Francisco assume a Igreja em um momento crucial da história da instituição. O percurso em direção a uma nova evangelização iniciado em 1965, com o fim do Concílio Vaticano II, foi abalado pela irrupção de escândalos morais e de corrupção no clero.
Ao mesmo tempo em que Bento XVI foi um dos escritores cristãos mais admirados por intelectuais ateus e de outras religiões, conquistando pontos para a doutrina católica, as suspeitas de corrupção e lavagem de dinheiro no banco Vaticano mostram que muita coisa ainda precisa mudar na parte “humana” da Igreja.
Além disso, apesar de ter endurecido as leis que punem padres envolvidos em casos de pedofilia, Bento XVI teve de lidar com a resistência e a demora de bispos para colocar essas novas regras em prática. Nesse cenário, cabe ao novo pontífice fazer uma reforma profunda na administração política e financeira da instituição, com olhos no fortalecimento da fé dos católicos e na captação de novos fiéis.
O primeiro grande desafio de Francisco é o de ser ouvido. Tanto João Paulo II como Bento XVI enfrentaram a relutância de colaboradores que não quiseram seguir diretrizes ditadas por eles. Com João Paulo II, os redutos mais desobedientes permaneceram na América Latina, principalmente entre os adeptos da Teologia de Libertação.
Já com Bento XVI, as maiores resistências internas ocorreram em relação aos casos de pedofilia. Os duros discursos do sumo pontífice direcionados aos bispos sobre o tema revelam a dor de quem não viu seus esforços serem corroborados por seus colegas de episcopado.
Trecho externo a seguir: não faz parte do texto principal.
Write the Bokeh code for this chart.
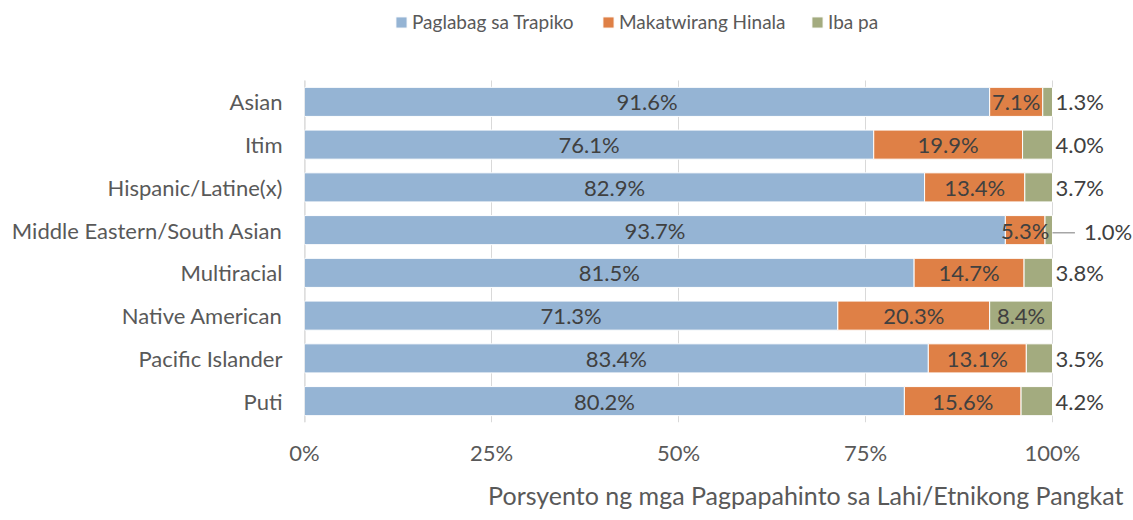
from bokeh.plotting import figure
from bokeh.models import (ColumnDataSource, Range1d, FixedTicker,
                          PrintfTickFormatter, Legend, LegendItem, Title)
from bokeh.core.properties import value
from bokeh.embed import file_html
from bokeh.resources import INLINE

categories = ["Asian", "Itim", "Hispanic/Latine(x)", "Middle Eastern/South Asian",
              "Multiracial", "Native American", "Pacific Islander", "Puti"]
traffic = [91.6, 76.1, 82.9, 93.7, 81.5, 71.3, 83.4, 80.2]
suspicion = [7.1, 19.9, 13.4, 5.3, 14.7, 20.3, 13.1, 15.6]
other = [1.3, 4.0, 3.7, 1.0, 3.8, 8.4, 3.5, 4.2]
series_names = ["Paglabag sa Trapiko", "Makatwirang Hinala", "Iba pa"]
tick_values = [0, 25, 50, 75, 100]
x_title = "Porsyento ng mga Pagpapahinto sa Lahi/Etnikong Pangkat"

colors = ["#95B4D4", "#DF8046", "#A3AB7F"]
FONT = "Lato"
FS = "22px"
TXT = "#404040"
GRAY = "#595959"
GRID = "#D9D9D9"

n = len(categories)
ypos = [n - 1 - i for i in range(n)]          # first category on top
source = ColumnDataSource(dict(y=ypos, a=traffic, b=suspicion, c=other))

FRAME_H = 422
BAND = 42.75
top_extra = (FRAME_H - n * BAND) / BAND      # room above the bars for the legend

p = figure(width=1133, height=520, title=None,
           y_range=Range1d(-0.5, n - 0.5 + top_extra),
           x_range=Range1d(0, 110.83),
           output_backend="svg", toolbar_location=None,
           min_border_left=304, min_border_right=0,
           min_border_top=0, min_border_bottom=98)
p.outline_line_color = None
p.xgrid.grid_line_color = None
p.ygrid.grid_line_color = None

# grid lines and category axis line, limited to the bar area
p.segment(x0=tick_values, x1=tick_values, y0=[-0.5] * len(tick_values),
          y1=[n - 0.5] * len(tick_values), line_color=GRID, line_width=1)
p.segment(x0=[0], x1=[0], y0=[-0.5], y1=[n - 0.5], line_color="#D0D0D0",
          line_width=2)

rends = p.hbar_stack(["a", "b", "c"], y="y", height=0.68, color=colors,
                     line_color="white", line_width=1, source=source)

# axes
p.xaxis.ticker = FixedTicker(ticks=tick_values)
p.xaxis.formatter = PrintfTickFormatter(format="%d%%")
p.xaxis.axis_line_color = None
p.xaxis.major_tick_line_color = None
p.xaxis.minor_tick_line_color = None
p.xaxis.major_label_standoff = 10
p.xaxis.major_label_text_font = FONT
p.xaxis.major_label_text_font_size = FS
p.xaxis.major_label_text_color = GRAY

p.yaxis.ticker = FixedTicker(ticks=ypos)
p.yaxis.major_label_overrides = {y: c for y, c in zip(ypos, categories)}
p.yaxis.axis_line_color = None
p.yaxis.major_tick_line_color = None
p.yaxis.minor_tick_line_color = None
p.yaxis.major_label_standoff = 16
p.yaxis.major_label_text_font = FONT
p.yaxis.major_label_text_font_size = FS
p.yaxis.major_label_text_color = GRAY

# data labels
cx, cy, ct = [], [], []
ox, oy, ot = [], [], []
fx, fy, ft = [], [], []
for y, t, s, o in zip(ypos, traffic, suspicion, other):
    cx += [t / 2, t + s / 2]
    cy += [y, y]
    ct += [f"{t:.1f}%", f"{s:.1f}%"]
    if o >= 5:
        cx.append(t + s + o / 2); cy.append(y); ct.append(f"{o:.1f}%")
    elif o < 1.2:
        fx.append(t + s + o); fy.append(y); ft.append(f"{o:.1f}%")
    else:
        ox.append(t + s + o); oy.append(y); ot.append(f"{o:.1f}%")

p.text(x=cx, y=cy, text=ct, text_align="center", text_baseline="middle",
       text_font=value(FONT), text_font_size=FS, text_color=TXT)
p.text(x=[v + 0.4 for v in ox], y=oy, text=ot, text_align="left",
       text_baseline="middle", text_font=value(FONT), text_font_size=FS,
       text_color=TXT)
# callout label with leader line
p.segment(x0=fx, y0=[v - 0.06 for v in fy], x1=[v + 3.0 for v in fx],
          y1=[v - 0.06 for v in fy], line_color="#A6A6A6", line_width=1.5)
p.text(x=[v + 4.2 for v in fx], y=[v - 0.04 for v in fy], text=ft,
       text_align="left", text_baseline="middle", text_font=value(FONT),
       text_font_size=FS, text_color=TXT)

# axis title (below, right aligned)
p.add_layout(Title(text=x_title, align="right", offset=10, standoff=19,
                   text_font=FONT, text_font_size="25px",
                   text_font_style="normal", text_color=GRAY), "below")

# legend items, each placed at its own spot above the bars
leg_x = [90, 297, 506]
for r, name, lx in zip(rends, series_names, leg_x):
    lg = Legend(items=[LegendItem(label=name, renderers=[r])],
                location=(lx, 389), orientation="horizontal",
                glyph_width=14, glyph_height=14, label_standoff=4,
                padding=0, margin=0, border_line_color=None,
                background_fill_alpha=0, label_text_font=FONT,
                label_text_font_size="19px", label_text_color=GRAY,
                label_height=20)
    p.add_layout(lg)

open("out.html", "w").write(file_html(p, INLINE))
No caso do jesuíta argentino Jorge Mario Bergoglio, o fato de ser latino-americano com certeza aumentará o desafio de conseguir interferir nas milhares de dioceses espalhadas pelo globo. O principal motivo que poderá dificultar a obediência ao recém-eleito, na opinião de Francisco Borba, coordenador do Núcleo Fé e Cultura da PUC-SP, será a suposição de alguns bispos de que Francisco não conhece a fundo os problemas globais da Igreja, principalmente os europeus. Mesmo tendo integrado departamentos do Vaticano, inclusive a Congregação para o Culto Divino e Disciplina dos Sacramentos e a Congregação para o Clero, o religioso nunca atuou realmente dentro da Cúria Romana.
“Ao defender algumas ações, ele pode ser acusado pelos bispos europeus de estar falando de coisas que não conhece”, considera Borba.
Por outro lado, uma pessoa vinda de fora tem a seu favor a realidade de estar livre de laços tradicionais e políticos e ter mais facilidade para quebrar esquemas antiquados e viciados. “É uma grande vantagem ter estado distante de alguns problemas e não ter vínculos que seriam mais difíceis de desvencilhar para um europeu; ele poderá dizer que o que está errado deve ser mudado, e começar a consertar estragos com mais rapidez”, explica Borba.
Outra das medidas prioritárias de Francisco deverá ser a reestruturação nos ocupantes de cargos na Cúria. Um bom exemplo de que é preciso fazer uma varredura foi o caso do roubo de documentos sigilosos de Bento XVI, feito por um dos seus funcionários mais próximos, o mordomo Paolo Gabriele, no caso conhecido como Vatileaks. Segundo analistas, Gabriele não pode ter atuado sozinho.
“Existe um consenso de que é preciso reduzir em muito a presença italiana dentro da Cúria. O fato de os mesmos cardeais terem uma convivência de anos com a sociedade italiana e a continuidade na ocupação de cargos em alguns casos facilitam as ligações espúrias”, diz Borba.
Mas se falta lealdade de alguns colaboradores, a maior parte dos problemas financeiros foi causado pelo uso de sistemas obsoletos no Vaticano. “Muitas coisas são feitas como há 50 anos. Em geral não é má-fé, mas falta de controle. O banco do Vaticano necessita de mudanças urgentes no processo de racionalização administrativa e nas suas operações”, afirma Borba.
Existe também o consenso de que a Igreja precisa falar melhor com o mundo moderno, um dos motivos pelos quais o jesuíta foi eleito, apontam os vaticanistas. Culto, ligado ao movimento Comunhão e Liberação, ortodoxo em relação à doutrina e conhecido como um homem de grande compaixão, Francisco é responsável por obras sociais e gestos comoventes que atraem novos fiéis, como o de visitar um sanatório para lavar e beijar os pés de 12 pacientes soropositivos.
“Francisco segue a linha dos jesuítas, estudiosos e apostólicos e, com certeza, terá como prioridade renovar e implantar a nova evangelização que a Igreja necessita, procurando novas formas de difundir a fé”, declara Frei Luiz Carlos Susin, professor de teologia da PUC-RS.